Plants generally like either “FULL SUN” (at least 4 hours a day); “PART SHADE” (either filtered or afternoon shade during the heat of the day); or ”SHADE” pretty much all day (especially during the “burning sun” hours).

WATERING is best done in the early morning for several reasons:

  1. It ensures that the plants actually have the water during the heat of the day when they most need it; and so alleviates stress which invites disease.
  2. It ensures that they are going into the cool of the night dried off instead of damp and prone to mildew.
  3. It makes them much less inviting to snails and slugs when they are not wet at night.

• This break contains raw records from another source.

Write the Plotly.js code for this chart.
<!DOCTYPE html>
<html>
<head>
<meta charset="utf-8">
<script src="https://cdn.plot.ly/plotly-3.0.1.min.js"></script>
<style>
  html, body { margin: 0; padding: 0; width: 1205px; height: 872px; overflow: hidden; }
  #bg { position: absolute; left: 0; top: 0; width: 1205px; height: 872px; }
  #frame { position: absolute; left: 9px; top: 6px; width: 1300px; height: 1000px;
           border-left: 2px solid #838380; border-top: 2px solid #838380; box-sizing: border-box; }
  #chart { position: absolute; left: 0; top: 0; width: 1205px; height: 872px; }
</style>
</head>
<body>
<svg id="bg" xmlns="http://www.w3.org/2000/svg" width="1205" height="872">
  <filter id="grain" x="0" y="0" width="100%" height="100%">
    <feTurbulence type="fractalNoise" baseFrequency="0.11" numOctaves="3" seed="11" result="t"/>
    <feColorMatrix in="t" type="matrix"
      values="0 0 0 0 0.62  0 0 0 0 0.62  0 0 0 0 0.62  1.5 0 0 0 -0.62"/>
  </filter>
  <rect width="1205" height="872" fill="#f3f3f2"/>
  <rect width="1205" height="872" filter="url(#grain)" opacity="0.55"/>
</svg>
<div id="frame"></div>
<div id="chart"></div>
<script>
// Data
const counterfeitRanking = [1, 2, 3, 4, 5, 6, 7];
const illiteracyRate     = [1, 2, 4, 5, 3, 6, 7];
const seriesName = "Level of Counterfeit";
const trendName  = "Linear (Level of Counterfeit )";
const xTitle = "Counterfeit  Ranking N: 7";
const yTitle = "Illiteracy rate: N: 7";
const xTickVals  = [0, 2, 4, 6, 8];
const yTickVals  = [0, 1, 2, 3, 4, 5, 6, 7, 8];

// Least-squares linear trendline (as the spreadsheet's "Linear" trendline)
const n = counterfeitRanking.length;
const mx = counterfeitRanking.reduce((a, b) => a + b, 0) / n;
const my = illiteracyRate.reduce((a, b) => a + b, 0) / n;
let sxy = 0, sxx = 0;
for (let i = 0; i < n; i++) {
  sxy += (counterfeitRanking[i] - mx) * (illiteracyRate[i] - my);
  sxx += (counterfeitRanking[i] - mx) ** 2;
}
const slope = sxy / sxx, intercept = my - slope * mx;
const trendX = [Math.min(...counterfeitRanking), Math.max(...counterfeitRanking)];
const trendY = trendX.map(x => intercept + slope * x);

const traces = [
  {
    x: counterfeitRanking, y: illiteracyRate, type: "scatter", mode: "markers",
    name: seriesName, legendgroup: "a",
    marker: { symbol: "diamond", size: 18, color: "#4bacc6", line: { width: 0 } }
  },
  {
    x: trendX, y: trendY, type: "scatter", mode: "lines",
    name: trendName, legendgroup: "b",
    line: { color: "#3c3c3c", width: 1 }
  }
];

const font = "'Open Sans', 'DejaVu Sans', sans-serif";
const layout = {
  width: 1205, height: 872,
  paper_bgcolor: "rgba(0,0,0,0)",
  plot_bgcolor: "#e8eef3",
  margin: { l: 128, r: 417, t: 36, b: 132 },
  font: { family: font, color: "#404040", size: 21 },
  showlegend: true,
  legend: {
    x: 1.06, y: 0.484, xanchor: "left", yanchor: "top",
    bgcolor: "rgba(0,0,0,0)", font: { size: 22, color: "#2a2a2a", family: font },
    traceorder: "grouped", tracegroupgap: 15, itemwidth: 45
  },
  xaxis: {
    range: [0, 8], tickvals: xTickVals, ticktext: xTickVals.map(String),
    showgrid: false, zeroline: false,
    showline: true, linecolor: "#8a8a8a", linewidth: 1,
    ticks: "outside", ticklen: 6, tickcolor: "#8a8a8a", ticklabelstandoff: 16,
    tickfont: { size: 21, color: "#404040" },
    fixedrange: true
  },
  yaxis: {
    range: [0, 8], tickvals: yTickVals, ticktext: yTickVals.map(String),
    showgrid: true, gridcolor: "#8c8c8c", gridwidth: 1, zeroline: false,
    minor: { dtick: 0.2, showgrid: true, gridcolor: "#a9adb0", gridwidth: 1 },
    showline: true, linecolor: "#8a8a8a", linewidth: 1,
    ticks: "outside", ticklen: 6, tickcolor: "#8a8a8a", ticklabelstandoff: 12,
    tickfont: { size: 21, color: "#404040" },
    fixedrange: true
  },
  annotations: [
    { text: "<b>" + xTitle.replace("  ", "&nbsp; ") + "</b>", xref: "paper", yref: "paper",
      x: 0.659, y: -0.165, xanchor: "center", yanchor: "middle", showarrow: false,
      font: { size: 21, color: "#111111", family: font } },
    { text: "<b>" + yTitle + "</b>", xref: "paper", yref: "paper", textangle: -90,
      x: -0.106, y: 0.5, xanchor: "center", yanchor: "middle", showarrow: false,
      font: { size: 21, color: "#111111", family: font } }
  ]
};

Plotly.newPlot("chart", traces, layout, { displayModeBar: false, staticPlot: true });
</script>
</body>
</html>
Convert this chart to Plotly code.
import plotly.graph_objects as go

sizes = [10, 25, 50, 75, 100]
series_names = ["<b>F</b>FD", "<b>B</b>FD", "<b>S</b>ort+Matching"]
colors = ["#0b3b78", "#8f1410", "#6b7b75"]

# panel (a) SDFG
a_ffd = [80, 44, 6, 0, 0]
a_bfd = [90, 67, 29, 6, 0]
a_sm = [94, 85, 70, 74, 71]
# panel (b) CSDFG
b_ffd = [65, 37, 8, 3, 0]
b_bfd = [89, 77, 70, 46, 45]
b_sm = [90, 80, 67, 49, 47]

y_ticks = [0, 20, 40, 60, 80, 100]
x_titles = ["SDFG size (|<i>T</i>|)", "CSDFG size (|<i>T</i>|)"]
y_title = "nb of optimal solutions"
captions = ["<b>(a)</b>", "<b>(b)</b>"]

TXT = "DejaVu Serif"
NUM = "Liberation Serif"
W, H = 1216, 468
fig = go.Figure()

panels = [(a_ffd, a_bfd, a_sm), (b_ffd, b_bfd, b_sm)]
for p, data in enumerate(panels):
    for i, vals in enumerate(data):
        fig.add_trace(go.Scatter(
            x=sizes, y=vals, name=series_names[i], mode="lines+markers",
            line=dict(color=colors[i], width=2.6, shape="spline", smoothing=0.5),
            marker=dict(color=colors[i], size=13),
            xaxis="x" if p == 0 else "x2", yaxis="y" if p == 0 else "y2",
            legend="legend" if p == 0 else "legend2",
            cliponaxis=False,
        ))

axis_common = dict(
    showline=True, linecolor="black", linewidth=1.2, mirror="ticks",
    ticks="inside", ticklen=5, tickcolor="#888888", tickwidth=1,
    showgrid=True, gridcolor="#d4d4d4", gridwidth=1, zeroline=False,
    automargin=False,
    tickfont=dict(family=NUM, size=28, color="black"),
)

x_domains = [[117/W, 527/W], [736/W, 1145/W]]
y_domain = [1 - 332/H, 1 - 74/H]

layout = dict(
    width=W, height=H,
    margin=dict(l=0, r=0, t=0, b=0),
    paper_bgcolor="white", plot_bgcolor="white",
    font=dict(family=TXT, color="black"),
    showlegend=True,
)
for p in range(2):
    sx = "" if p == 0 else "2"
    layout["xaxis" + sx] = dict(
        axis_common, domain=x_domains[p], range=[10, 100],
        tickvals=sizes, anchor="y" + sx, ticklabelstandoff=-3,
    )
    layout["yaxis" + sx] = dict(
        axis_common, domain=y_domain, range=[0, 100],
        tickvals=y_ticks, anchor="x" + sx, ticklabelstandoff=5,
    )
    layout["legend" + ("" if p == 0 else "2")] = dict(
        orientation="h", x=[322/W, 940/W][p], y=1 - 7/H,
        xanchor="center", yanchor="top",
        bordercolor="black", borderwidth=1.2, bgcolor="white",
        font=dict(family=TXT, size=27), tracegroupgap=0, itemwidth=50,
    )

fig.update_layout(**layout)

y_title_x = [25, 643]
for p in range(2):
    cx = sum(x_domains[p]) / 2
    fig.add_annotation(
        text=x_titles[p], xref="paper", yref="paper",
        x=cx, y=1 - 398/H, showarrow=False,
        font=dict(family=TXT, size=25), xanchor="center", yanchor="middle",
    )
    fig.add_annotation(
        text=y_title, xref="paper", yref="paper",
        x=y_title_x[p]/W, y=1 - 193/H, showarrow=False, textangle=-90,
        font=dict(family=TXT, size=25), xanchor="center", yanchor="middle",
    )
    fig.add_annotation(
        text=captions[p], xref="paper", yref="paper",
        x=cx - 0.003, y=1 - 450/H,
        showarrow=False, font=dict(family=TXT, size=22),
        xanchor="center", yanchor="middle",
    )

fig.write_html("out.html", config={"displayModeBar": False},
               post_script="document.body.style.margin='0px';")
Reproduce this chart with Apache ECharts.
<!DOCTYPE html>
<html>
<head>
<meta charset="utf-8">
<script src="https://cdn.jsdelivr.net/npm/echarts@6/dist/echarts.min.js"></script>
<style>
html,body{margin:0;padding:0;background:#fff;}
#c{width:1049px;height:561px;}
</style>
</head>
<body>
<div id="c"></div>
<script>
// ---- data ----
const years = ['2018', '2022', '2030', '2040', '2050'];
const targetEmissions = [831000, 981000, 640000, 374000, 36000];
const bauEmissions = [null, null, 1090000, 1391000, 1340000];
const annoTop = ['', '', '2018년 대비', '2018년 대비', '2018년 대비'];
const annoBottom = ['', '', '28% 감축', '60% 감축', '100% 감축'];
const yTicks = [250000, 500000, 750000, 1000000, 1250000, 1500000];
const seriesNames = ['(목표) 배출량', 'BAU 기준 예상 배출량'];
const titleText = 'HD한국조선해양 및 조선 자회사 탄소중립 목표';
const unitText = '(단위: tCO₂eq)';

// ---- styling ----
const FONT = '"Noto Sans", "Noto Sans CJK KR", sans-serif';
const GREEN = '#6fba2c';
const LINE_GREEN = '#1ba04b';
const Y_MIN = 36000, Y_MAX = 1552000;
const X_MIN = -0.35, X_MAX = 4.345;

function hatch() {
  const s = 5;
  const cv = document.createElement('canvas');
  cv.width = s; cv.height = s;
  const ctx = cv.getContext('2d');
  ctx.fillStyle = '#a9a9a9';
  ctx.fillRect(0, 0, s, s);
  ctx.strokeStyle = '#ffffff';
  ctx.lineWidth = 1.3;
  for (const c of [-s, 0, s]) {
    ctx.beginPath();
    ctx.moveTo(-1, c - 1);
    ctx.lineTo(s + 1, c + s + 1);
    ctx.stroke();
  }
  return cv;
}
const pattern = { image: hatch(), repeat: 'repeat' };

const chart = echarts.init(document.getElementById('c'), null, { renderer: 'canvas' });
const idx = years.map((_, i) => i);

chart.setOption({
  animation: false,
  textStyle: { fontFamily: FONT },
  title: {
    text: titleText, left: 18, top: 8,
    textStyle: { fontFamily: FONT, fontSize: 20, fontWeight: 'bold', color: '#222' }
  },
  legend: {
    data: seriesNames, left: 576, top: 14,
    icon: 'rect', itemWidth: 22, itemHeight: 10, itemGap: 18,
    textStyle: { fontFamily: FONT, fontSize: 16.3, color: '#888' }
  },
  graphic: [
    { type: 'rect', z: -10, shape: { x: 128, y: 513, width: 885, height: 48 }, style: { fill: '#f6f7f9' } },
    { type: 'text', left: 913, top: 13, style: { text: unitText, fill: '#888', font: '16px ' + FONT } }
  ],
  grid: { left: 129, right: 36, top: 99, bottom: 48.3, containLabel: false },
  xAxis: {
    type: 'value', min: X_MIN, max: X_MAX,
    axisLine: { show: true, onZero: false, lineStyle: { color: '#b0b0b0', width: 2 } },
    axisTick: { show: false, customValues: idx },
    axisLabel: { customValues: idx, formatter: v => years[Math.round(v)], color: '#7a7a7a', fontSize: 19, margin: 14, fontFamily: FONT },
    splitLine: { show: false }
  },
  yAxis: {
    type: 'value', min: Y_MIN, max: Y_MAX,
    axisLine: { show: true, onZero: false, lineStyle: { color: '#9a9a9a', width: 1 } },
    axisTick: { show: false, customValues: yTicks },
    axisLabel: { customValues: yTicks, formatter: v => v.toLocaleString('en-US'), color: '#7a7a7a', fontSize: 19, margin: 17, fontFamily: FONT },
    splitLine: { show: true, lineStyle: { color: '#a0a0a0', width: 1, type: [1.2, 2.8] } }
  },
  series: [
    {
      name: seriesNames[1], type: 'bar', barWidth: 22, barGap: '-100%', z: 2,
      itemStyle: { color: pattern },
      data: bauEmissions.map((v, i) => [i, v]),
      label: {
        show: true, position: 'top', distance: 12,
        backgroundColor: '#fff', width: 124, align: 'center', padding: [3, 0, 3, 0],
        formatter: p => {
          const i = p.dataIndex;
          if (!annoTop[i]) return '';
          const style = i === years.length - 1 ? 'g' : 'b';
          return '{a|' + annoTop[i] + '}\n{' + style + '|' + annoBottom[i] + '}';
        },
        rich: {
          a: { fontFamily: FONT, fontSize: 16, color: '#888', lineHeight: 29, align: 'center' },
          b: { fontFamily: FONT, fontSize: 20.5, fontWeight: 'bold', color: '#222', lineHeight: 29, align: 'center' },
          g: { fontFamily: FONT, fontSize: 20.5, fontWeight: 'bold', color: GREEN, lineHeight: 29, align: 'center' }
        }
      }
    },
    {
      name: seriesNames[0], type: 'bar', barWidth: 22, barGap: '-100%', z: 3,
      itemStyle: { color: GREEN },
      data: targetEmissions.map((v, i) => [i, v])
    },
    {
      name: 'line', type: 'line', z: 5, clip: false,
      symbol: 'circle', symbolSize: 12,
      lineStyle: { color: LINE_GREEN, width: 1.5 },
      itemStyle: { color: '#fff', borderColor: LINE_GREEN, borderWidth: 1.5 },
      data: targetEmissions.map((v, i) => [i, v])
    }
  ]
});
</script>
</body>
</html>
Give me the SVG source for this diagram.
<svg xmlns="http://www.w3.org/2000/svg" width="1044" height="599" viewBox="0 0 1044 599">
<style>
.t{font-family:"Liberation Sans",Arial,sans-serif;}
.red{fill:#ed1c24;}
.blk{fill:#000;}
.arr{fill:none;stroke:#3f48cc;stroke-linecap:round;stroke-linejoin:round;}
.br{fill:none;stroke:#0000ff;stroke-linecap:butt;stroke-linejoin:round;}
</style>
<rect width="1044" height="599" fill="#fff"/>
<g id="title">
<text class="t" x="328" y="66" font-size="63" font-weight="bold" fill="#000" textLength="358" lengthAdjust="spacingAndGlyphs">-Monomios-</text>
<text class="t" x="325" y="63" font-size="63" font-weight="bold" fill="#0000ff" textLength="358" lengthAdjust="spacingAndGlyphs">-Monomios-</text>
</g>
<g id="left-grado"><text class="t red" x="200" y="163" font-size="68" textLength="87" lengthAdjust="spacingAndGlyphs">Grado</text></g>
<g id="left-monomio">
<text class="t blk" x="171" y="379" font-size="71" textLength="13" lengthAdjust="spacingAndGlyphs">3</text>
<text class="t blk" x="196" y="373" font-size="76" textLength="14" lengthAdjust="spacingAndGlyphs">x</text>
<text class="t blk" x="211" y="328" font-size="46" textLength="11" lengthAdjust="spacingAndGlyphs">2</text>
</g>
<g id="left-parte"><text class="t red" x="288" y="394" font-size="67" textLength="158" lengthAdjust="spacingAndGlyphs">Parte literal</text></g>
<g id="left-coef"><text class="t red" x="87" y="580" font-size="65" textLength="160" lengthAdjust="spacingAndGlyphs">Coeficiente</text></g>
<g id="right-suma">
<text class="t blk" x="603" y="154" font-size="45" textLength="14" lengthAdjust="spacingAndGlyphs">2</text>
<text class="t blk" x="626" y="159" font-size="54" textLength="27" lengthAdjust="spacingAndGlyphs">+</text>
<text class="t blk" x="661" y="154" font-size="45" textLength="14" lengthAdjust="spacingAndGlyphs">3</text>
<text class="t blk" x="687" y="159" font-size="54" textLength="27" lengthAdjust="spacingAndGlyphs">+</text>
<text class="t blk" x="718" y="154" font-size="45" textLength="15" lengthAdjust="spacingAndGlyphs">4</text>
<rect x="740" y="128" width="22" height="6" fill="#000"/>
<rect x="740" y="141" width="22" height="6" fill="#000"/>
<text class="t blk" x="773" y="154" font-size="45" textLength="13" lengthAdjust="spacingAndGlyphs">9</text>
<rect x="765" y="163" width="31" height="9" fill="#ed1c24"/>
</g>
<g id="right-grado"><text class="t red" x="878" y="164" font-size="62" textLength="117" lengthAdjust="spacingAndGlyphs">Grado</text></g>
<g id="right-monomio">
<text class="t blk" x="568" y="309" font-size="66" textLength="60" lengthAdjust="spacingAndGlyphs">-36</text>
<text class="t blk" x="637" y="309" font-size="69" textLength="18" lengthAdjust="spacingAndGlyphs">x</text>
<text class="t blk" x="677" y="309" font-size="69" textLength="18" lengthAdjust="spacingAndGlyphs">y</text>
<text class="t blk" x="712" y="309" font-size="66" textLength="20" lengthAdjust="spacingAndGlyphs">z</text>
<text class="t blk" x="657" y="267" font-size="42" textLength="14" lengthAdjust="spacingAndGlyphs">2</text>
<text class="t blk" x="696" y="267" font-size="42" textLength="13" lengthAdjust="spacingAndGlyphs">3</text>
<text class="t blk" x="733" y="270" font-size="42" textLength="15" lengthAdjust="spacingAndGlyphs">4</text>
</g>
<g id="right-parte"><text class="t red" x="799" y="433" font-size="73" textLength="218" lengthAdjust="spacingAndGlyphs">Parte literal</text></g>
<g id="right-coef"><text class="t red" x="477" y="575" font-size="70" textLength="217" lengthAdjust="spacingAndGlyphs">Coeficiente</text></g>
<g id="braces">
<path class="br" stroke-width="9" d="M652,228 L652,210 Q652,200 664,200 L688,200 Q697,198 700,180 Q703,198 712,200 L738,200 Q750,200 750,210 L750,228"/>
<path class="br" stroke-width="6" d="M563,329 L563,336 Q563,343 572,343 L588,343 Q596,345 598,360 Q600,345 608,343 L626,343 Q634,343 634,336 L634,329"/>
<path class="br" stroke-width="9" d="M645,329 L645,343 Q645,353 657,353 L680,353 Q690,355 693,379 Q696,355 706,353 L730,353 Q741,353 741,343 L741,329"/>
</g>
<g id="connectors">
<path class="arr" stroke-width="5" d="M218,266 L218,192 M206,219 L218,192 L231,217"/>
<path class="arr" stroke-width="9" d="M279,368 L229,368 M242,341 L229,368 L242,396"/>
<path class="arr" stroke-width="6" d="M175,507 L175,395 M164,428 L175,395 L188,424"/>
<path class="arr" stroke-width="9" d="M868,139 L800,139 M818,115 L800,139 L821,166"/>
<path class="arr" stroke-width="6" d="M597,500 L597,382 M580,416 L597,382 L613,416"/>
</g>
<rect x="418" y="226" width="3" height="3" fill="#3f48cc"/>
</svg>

WATERING is also best done THOROUGHLY (3-4 times in a row, and allowing enough time for each dose to soak in); and LESS OFTEN (perhaps twice a week, depending on the weather: less in the winter, more when it is very hot and dry). A good rule of Finger/ thumb is: before watering, stick you finger in the soil (3 inches deep), and IF THE SOIL IS WET: DON’T WATER IT!! Most domestic plants die from over zealous/nervous over watering. Make time in your mornings to be with your plants, giving them each the loving attention you would your child, so that you really get a feel for how it is feeling regarding soil, water, heat, sun, fertilizer, wind, bugs, etc. I guarantee the time you spend with the plants will improve your day! It is really great to start the day in a peaceful and tranquil way. You will find that you have more time if you do it, than you have when you don’t. This is why we have plants; this is how they heal us; and this is how we tend our “garden.”

Pay attention to the nighttime temperatures: TROPICAL AND SUBTROPICAL PLANTS DON’T LIKE COLD FEET! When nights get cold, it is best to either put them under a cover, or bring them inside.

Tropical plants also generally require HUMIDITY (what we don’t have here in California). Therefore, it is helpful if they can be placed in a location of afternoon shade, and surrounded by lots of water loving foliage plants that hold and give off lots of humidity.

What To Expect

It is always helpful to have an idea what to expect from your plants during the “winter.” Some are ANNUAL; come up from seed in the spring, bloom all summer and fall, then set seed, and die in the winter. BIENNIALS are “winter annuals,” in that they come up from seed in the summer of fall, last through the winter, and then bloom in the following spring, set seed, and then die. PERENNIALS may be “herbaceous” (fleshy, not “woody”), generally growing up from the root or basal rosette of leaves in the spring, blooming during a specific season, setting seed, and then dying back (becoming “deciduous”) to seemingly nothing in the winter, prepared to re-emerge again in the spring. Plants with “bulbs” also fit into this category. Some of our annuals, and most of our “house plants” are actually tropical perennials, which either freeze to death in our winter, or continue year-round when mild and protected. Plants with woody stems and branches may become “deciduous” (lose their leaves in the winter), or remain “evergreen” (such as a Rhododendron, or pine tree). Most Tropical and subtropical plants remain evergreen, because their native and preferred climate is warm or mild permitting year-round growth. Generally, “ground-covers” trail across the ground, reaching heights of no more than 1 ft. Herbaceous, fleshy plants only reach a height of 3 to 6 feet in a season before dying back for the winter; those that persist year –round, become “woody.” Vines may act as “Ground-covers” when they have nothing upon which to climb. If there are other plants near by, they may climb up over them, and suffocate them. If your plant will become a tree, it is good to plan enough space (above and around) for it.

Please pay close attention to the specific growing requirements for each of your medicinal plants. Being with them helps us to tune in to their needs and general happiness. They also increase ours: They are our teachers.